A data warehouse or data mart is simply a relational database where data is structured for MD (multidimensional) analysis. The difference between a data warehouse and a data mart is that the former are larger and more centralized, whereas the latter are smaller and more localized.

Reports, English Query and apps can also utilize data warehouses and marts directly but often the data warehouse or mart is a stepping stone to the creation of pre-aggregating cubes.

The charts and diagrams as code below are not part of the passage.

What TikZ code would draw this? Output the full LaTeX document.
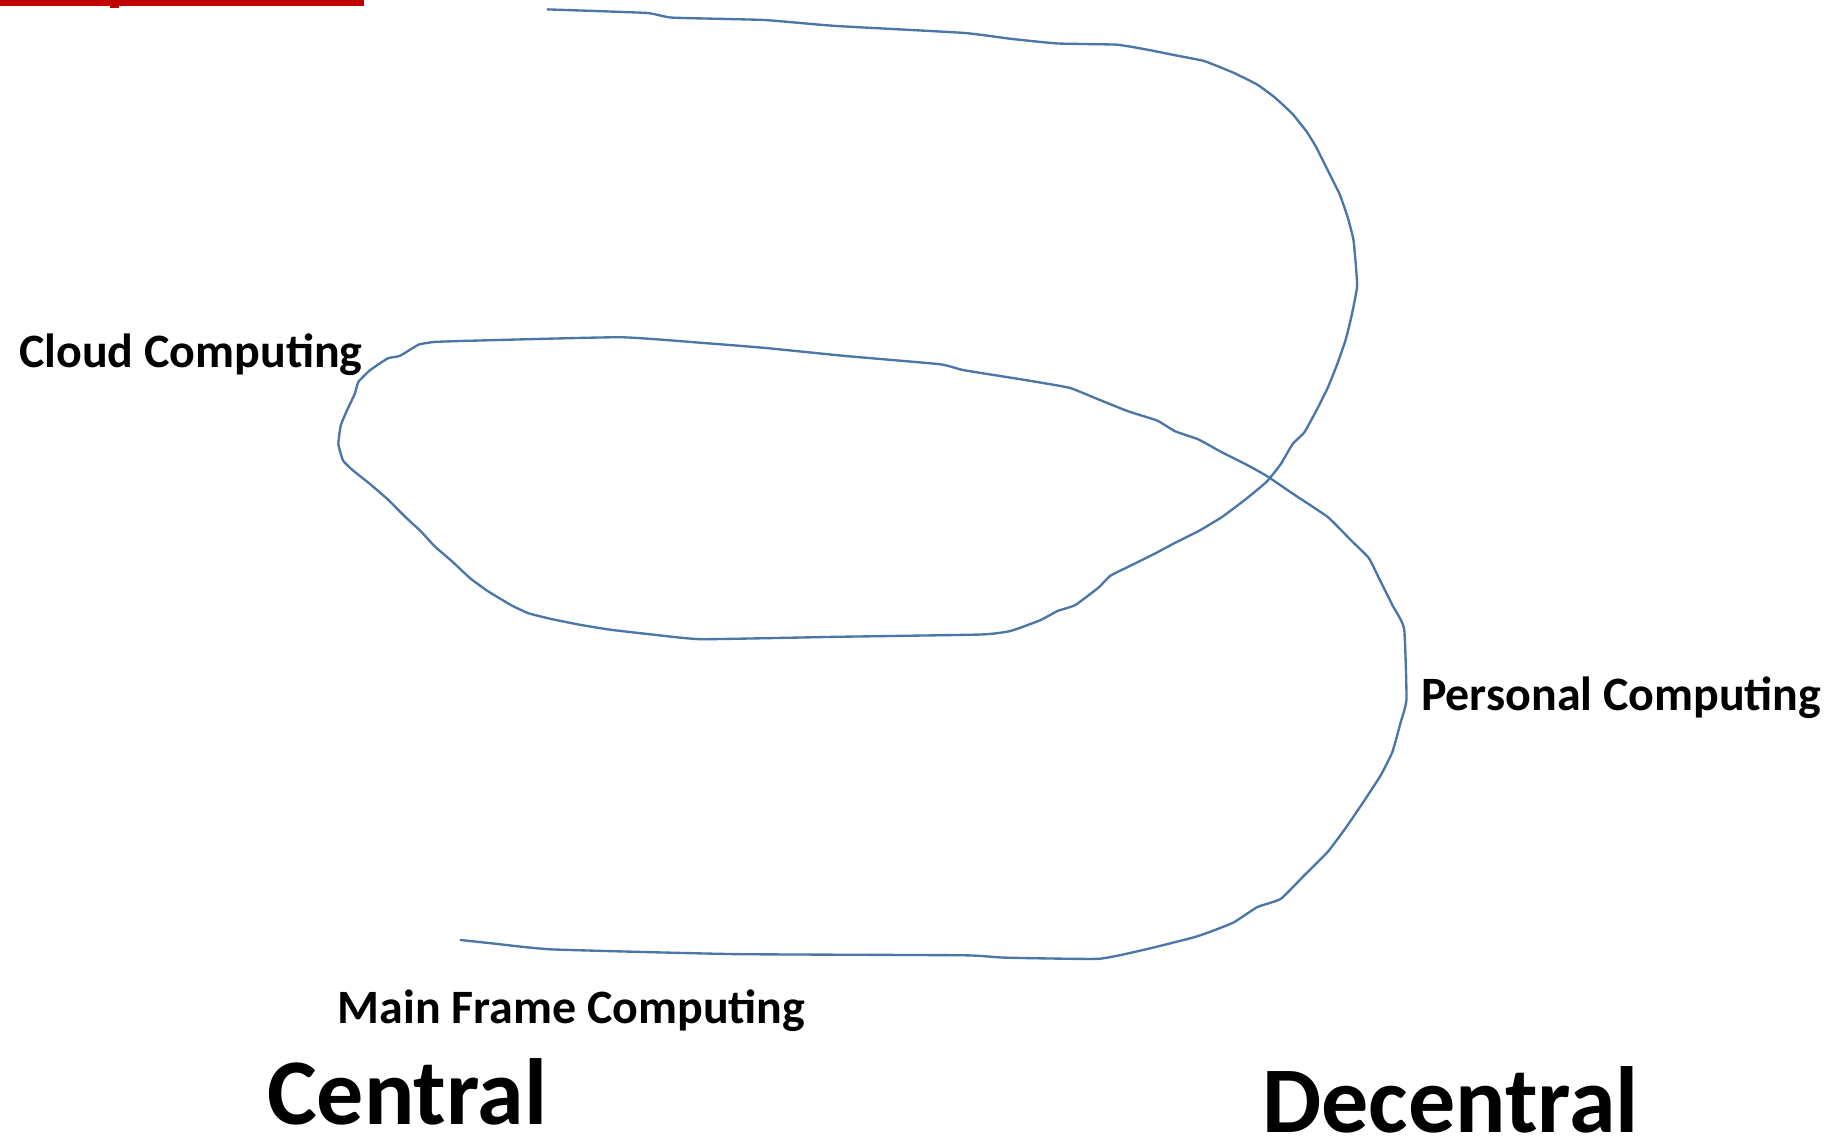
\documentclass[tikz,border=0pt]{standalone}
\usepackage{fontspec}
\setmainfont{Carlito}
\begin{document}
\begin{tikzpicture}[x=0.5pt,y=-0.5pt,
  lbl/.style={anchor=base west,inner sep=0pt,font=\bfseries\fontsize{20.4}{24}\selectfont},
  big/.style={anchor=base west,inner sep=0pt,font=\bfseries\fontsize{40}{46}\selectfont},
  curve/.style={draw=spiral,line width=1pt,line join=round,line cap=round}]
\definecolor{spiral}{RGB}{74,118,168}
\definecolor{redbar}{RGB}{192,0,0}
\useasboundingbox (0,0) rectangle (1560,975);
% red bar at top
\fill[redbar] (0,0) rectangle (310,5);
\fill[redbar] (94,0) rectangle (101,7);
% spiral
\draw[curve] plot[smooth,tension=0.25] coordinates {
(466,8) (550,11) (572,15) (650,17) (710,22) (820,28) (860,33) (900,37) (950,38) (975,42)
(1000,47) (1025,52) (1050,62) (1070,72) (1085,83) (1100,97) (1112,112) (1120,125) (1130,145)
(1140,165) (1147,185) (1152,205) (1155,243) (1150,270) (1145,290) (1138,310) (1130,330)
(1120,350) (1110,368) (1100,378) (1090,395) (1078,410) (1060,425) (1040,440) (1020,452)
(1000,462) (985,470) (965,480) (945,490) (935,500) (915,515) (900,520) (885,528) (860,537)
(835,540) (710,542) (597,544) (555,540) (520,536) (495,532) (470,527) (450,522) (435,515)
(415,503) (400,492) (385,478) (370,465) (358,452) (345,440) (330,425) (315,412) (300,400)
(292,392) (288,378) (290,362) (295,350) (302,335) (305,325) (315,315) (330,305) (340,303)
(350,297) (357,293) (370,291) (400,290) (528,287) (600,292) (650,296) (720,303) (800,310)
(820,315) (870,323) (910,330) (935,340) (960,350) (985,358) (1000,367) (1020,374) (1040,385)
(1060,395) (1078,405) (1100,420) (1130,440) (1150,460) (1165,475) (1175,495) (1185,515)
(1195,535) (1197,595) (1192,615) (1185,640) (1175,660) (1160,683) (1145,705) (1130,725)
(1110,745) (1090,765) (1070,772) (1050,785) (1030,793) (1015,798) (975,808) (935,816)
(855,815) (820,813) (625,812) (470,808) (420,803) (392,800)};
% labels
\node[lbl] (cloud) at (16,313) {Cloud Computing};
\node[lbl] (personal) at (1209,605) {Personal Computing};
\node[lbl] (mainframe) at (287,871) {Main Frame Computing};
\node[big] (central) at (227,957) {Central};
\node[big] (decentral) at (1074,964) {Decentral};
\end{tikzpicture}
\end{document}
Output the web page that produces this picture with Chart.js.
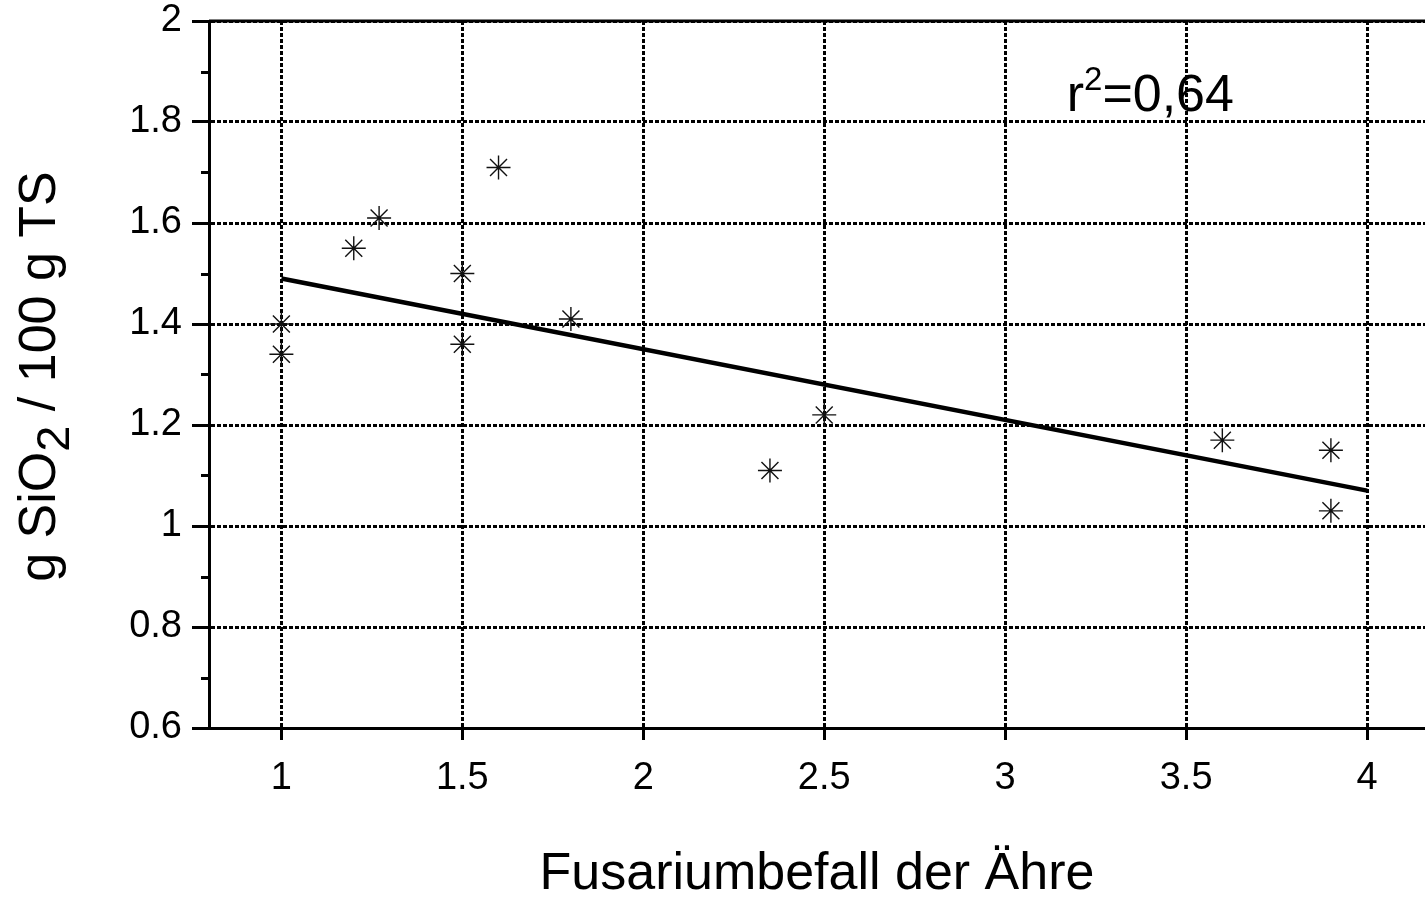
<!DOCTYPE html>
<html>
<head>
<meta charset="utf-8">
<script src="https://cdn.jsdelivr.net/npm/chart.js@4.4.1/dist/chart.umd.min.js"></script>
<style>
  html, body { margin: 0; padding: 0; background: #fff; overflow: hidden; }
  #wrap { width: 1425px; height: 898px; }
</style>
</head>
<body>
<div id="wrap"><canvas id="grafica" width="1425" height="898"></canvas></div>
<script>
'use strict';

// Fusariumbefall der Ähre (x) und SiO2-Gehalt (y) der Einzelproben
const befall = [1, 1, 1.2, 1.27, 1.5, 1.5, 1.6, 1.8, 2.35, 2.5, 3.6, 3.9, 3.9];
const sio2   = [1.40, 1.34, 1.55, 1.61, 1.50, 1.36, 1.71, 1.41, 1.11, 1.22, 1.17, 1.15, 1.03];

// Regressionsgerade (Endpunkte)
const geradeX = [1, 4];
const geradeY = [1.49, 1.07];

// Achsen
const xTicks = [1, 1.5, 2, 2.5, 3, 3.5, 4];
const xTickLabels = ['1', '1.5', '2', '2.5', '3', '3.5', '4'];
const yTicks = [0.6, 0.8, 1, 1.2, 1.4, 1.6, 1.8, 2];
const yTickLabels = ['0.6', '0.8', '1', '1.2', '1.4', '1.6', '1.8', '2'];
const yMinorTicks = [0.7, 0.9, 1.1, 1.3, 1.5, 1.7, 1.9];

const bestimmtheit = 'r';
const bestimmtheitHoch = '2';
const bestimmtheitWert = '=0,64';

const SCHRIFT = '"Liberation Sans", Arial, Helvetica, sans-serif';

// Zusätze: obere Linie, Nebenstriche, y-Titel mit Index, r²-Angabe
const zusaetze = {
    id: 'zusaetze',
    afterDraw(chart) {
        const ctx = chart.ctx;
        const area = chart.chartArea;
        const sx = chart.scales.x;
        const sy = chart.scales.y;

        ctx.save();
        ctx.strokeStyle = '#000';
        ctx.lineWidth = 3;

        // obere Begrenzungslinie
        ctx.beginPath();
        ctx.moveTo(area.left, sy.getPixelForValue(2));
        ctx.lineTo(area.right, sy.getPixelForValue(2));
        ctx.stroke();

        // Nebenstriche auf der y-Achse
        ctx.beginPath();
        yMinorTicks.forEach(v => {
            const py = Math.round(sy.getPixelForValue(v)) + 0.5;
            ctx.moveTo(area.left - 8, py);
            ctx.lineTo(area.left, py);
        });
        ctx.stroke();

        // y-Titel: g SiO2 / 100 g TS
        ctx.fillStyle = '#000';
        ctx.textAlign = 'left';
        ctx.textBaseline = 'alphabetic';
        ctx.translate(55, (area.top + area.bottom) / 2 + 2);
        ctx.rotate(-Math.PI / 2);
        const t1 = 'g SiO', t2 = '2', t3 = ' / 100 g TS';
        ctx.font = '52px ' + SCHRIFT;
        const w1 = ctx.measureText(t1).width;
        const w3 = ctx.measureText(t3).width;
        ctx.font = '47px ' + SCHRIFT;
        const w2 = ctx.measureText(t2).width;
        const start = -(w1 + w2 + w3) / 2;
        ctx.font = '52px ' + SCHRIFT;
        ctx.fillText(t1, start, 0);
        ctx.font = '47px ' + SCHRIFT;
        ctx.fillText(t2, start + w1, 14);
        ctx.font = '52px ' + SCHRIFT;
        ctx.fillText(t3, start + w1 + w2, 0);
        ctx.restore();

        // r² = 0,64
        ctx.save();
        ctx.fillStyle = '#000';
        ctx.textAlign = 'left';
        ctx.textBaseline = 'alphabetic';
        let px = sx.getPixelForValue(3.17);
        const py = sy.getPixelForValue(1.822);
        ctx.font = '52px ' + SCHRIFT;
        ctx.fillText(bestimmtheit, px, py);
        px += ctx.measureText(bestimmtheit).width;
        ctx.font = '33px ' + SCHRIFT;
        ctx.fillText(bestimmtheitHoch, px, py - 21);
        px += ctx.measureText(bestimmtheitHoch).width;
        ctx.font = '52px ' + SCHRIFT;
        ctx.fillText(bestimmtheitWert, px, py);
        ctx.restore();
    }
};

new Chart(document.getElementById('grafica').getContext('2d'), {
    type: 'scatter',
    data: {
        datasets: [{
            label: 'Proben',
            data: befall.map((v, i) => ({ x: v, y: sio2[i] })),
            pointStyle: 'star',
            pointRadius: 12,
            borderWidth: 1.4,
            borderColor: '#111',
            backgroundColor: 'rgba(0,0,0,0)',
            order: 1
        }, {
            label: 'Regression',
            data: geradeX.map((v, i) => ({ x: v, y: geradeY[i] })),
            showLine: true,
            borderColor: '#000',
            borderWidth: 4.5,
            pointRadius: 0,
            order: 2
        }]
    },
    options: {
        responsive: false,
        animation: false,
        layout: { autoPadding: false, padding: { top: 21, left: 0, right: 0, bottom: 0 } },
        plugins: { legend: { display: false }, tooltip: { enabled: false } },
        scales: {
            x: {
                type: 'linear',
                min: 0.8,
                max: 4.16,
                afterBuildTicks: s => { s.ticks = xTicks.map(v => ({ value: v })); },
                afterFit: s => { s.height = 170; s.paddingLeft = 0; s.paddingRight = 0; },
                ticks: {
                    callback: (v, i) => xTickLabels[i],
                    autoSkip: false,
                    maxRotation: 0,
                    padding: 16,
                    color: '#000',
                    font: { family: SCHRIFT, size: 38 }
                },
                grid: {
                    color: '#000',
                    lineWidth: 3,
                    tickLength: 12,
                    tickWidth: 3,
                    tickColor: '#000',
                    tickBorderDash: []
                },
                border: { display: true, color: '#000', width: 3, dash: [4, 2] },
                title: {
                    display: true,
                    text: 'Fusariumbefall der Ähre',
                    color: '#000',
                    padding: 0,
                    font: { family: SCHRIFT, size: 52, lineHeight: 0.9 }
                }
            },
            y: {
                type: 'linear',
                min: 0.6,
                max: 2,
                afterBuildTicks: s => { s.ticks = yTicks.map(v => ({ value: v })); },
                afterFit: s => { s.width = 209; s.paddingTop = 0; s.paddingBottom = 0; },
                ticks: {
                    callback: (v, i) => yTickLabels[i],
                    autoSkip: false,
                    padding: 10,
                    color: '#000',
                    font: { family: SCHRIFT, size: 38 }
                },
                grid: {
                    color: '#000',
                    lineWidth: 3,
                    tickLength: 17,
                    tickWidth: 3,
                    tickColor: '#000',
                    tickBorderDash: []
                },
                border: { display: true, color: '#000', width: 3, dash: [4, 2] }
            }
        }
    },
    plugins: [zusaetze]
});
</script>
</body>
</html>
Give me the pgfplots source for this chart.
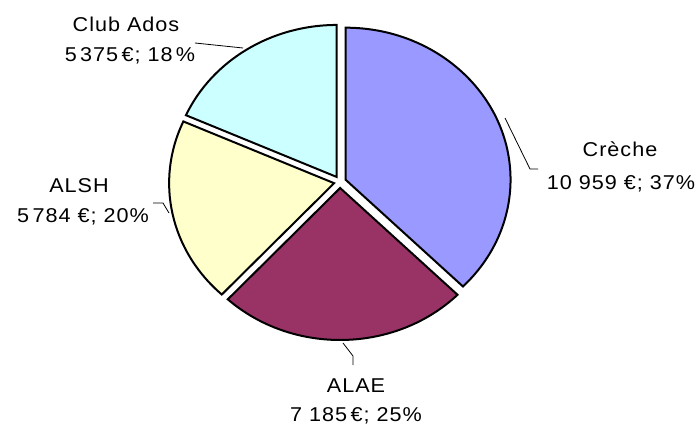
\documentclass[border=0pt]{standalone}
\usepackage{pgfplots}
\pgfplotsset{compat=1.18}
\usepackage{pgfplotstable}
\usetikzlibrary{calc}
\usepackage{fontspec}
\setmainfont{Liberation Sans}[FakeStretch=1.08, LetterSpace=5]
\definecolor{creche}{HTML}{9999FF}
\definecolor{alae}{HTML}{993366}
\definecolor{alsh}{HTML}{FFFFCC}
\definecolor{club}{HTML}{CCFFFF}
\begin{document}
\begin{tikzpicture}
\useasboundingbox (0,0) rectangle (700pt,423pt);
\begin{axis}[
  x=1pt, y=1pt,
  xmin=0, xmax=700, ymin=0, ymax=423,
  hide axis, clip=false,
  anchor=origin, at={(0,0)},
]
\pgfplotsextra{
  \xdef\cur{90}
  \foreach \v/\col in {10959/creche, 7185/alae, 5784/alsh, 5375/club}{
    \pgfmathsetmacro\s{\cur}
    \pgfmathsetmacro\e{\cur-(\v/100)/293.03*360}
    \pgfmathsetmacro\m{(\s+\e)/2}
    \filldraw[fill=\col, draw=black, line width=2pt, line join=miter]
      ($(axis cs:340,241)+(\m:6pt)$) -- ++(\s:165pt and 152pt)
      arc[start angle=\s, end angle=\e, x radius=165pt, y radius=152pt] -- cycle;
    \xdef\cur{\e}
  }
}
\draw[black, line width=0.8pt] (axis cs:195,380) -- (axis cs:243,375);
\draw[black, line width=0.8pt] (axis cs:538,254) -- (axis cs:530,254) -- (axis cs:505,305);
\draw[black, line width=0.8pt] (axis cs:153,220) -- (axis cs:163,220) -- (axis cs:169,210);
\draw[black, line width=0.8pt] (axis cs:343,80) -- (axis cs:353,67) -- (axis cs:353,58);
\begin{scope}[every node/.style={anchor=base, inner sep=0pt, font=\fontsize{20}{24}\selectfont}]
\node at (axis cs:126,391) {Club Ados};
\node at (axis cs:130,361) {5\,375\,€; 18\,\%};
\node at (axis cs:620,266) {Crèche};
\node at (axis cs:621,233) {10 959 €; 37\%};
\node at (axis cs:79,230) {ALSH};
\node at (axis cs:83,200) {5\,784 €; 20\%};
\node at (axis cs:356,31) {ALAE};
\node at (axis cs:356,2) {7 185\,€; 25\%};
\end{scope}
\end{axis}
\end{tikzpicture}
\end{document}
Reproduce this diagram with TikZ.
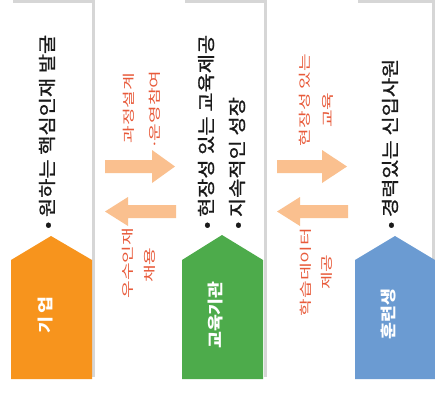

There are two kinds of tables in data warehouses and marts:

  • Fact tables two kinds of columns:
    • Dimension Foreign Keys that point to the Primary Keys of Dimension tables. EG:
      • SaleDate_FK
      • StoreID_FK
      • ProductID_FK
    • Fact Columns, aka measure columns, that store the actual fact for each measure. The data type for fact columns should be either date-time or numeric. EG:
      • UnitsSold int
      • Revenu money
  • Dimension tables are look up tables that store Primary Keys and columns for what will be the members of its dimension. EG tables with columns:
    • tblTime: SaleDate
    • tblStore: StoreID, State, City, ZipCode, and Name.
    • tblProduct: ProductID, Manufacturer, Line, and Item.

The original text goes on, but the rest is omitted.